Did you encounter a lot of closed doors?

Yeah. It was very, very hard to get the Obama administration to come with any sort of statement or agree to any interviews, and getting access to U.S. air force took a long time. In fact, they did not open their front door until [former drone pilot] Brandon Bryant agreed to meet with us and be part of the film. It definitely took a lot of time. A lot of phone calls.

Beyond the fight against al-Qaeda, where are drones being used — in the current war on ISIS, for instance.

Absolutely. [Journalist] Chris Woods has just done an extensive study on this and what he has found is that yet again the U.S. is saying there are no civilian causalities, and what he has found is that there are a lot of civilian casualties. But they are not being counted and they are not being mentioned in any media coverage.

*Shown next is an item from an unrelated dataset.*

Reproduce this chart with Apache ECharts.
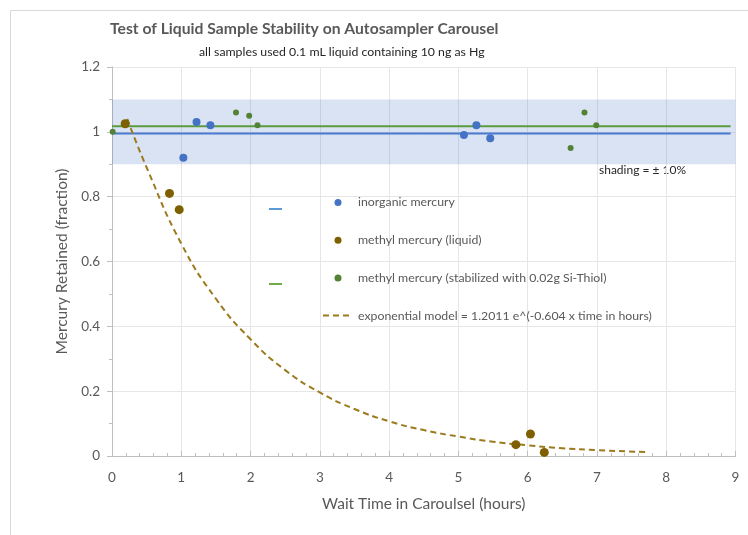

I definitely think that drones are here to stay. It is where we are going in the future of warfare. It is just the beginning. In the weapons industry, things are becoming more automated and I think it is a question of time before humans are more out of the loop. There’s a lot of focus on this in the United Nations and there are a lot of NGOs that are working against this, I just worry how the weapons industry and the U.S. is going to respect these institutions and warnings.

What part are you hoping the film plays in those discussions; will it be screened in the U.S.?

That’s one thing that we really hope to establish more when were at Hot Docs — how to release this film widely in North America, so hopefully that’s coming very soon.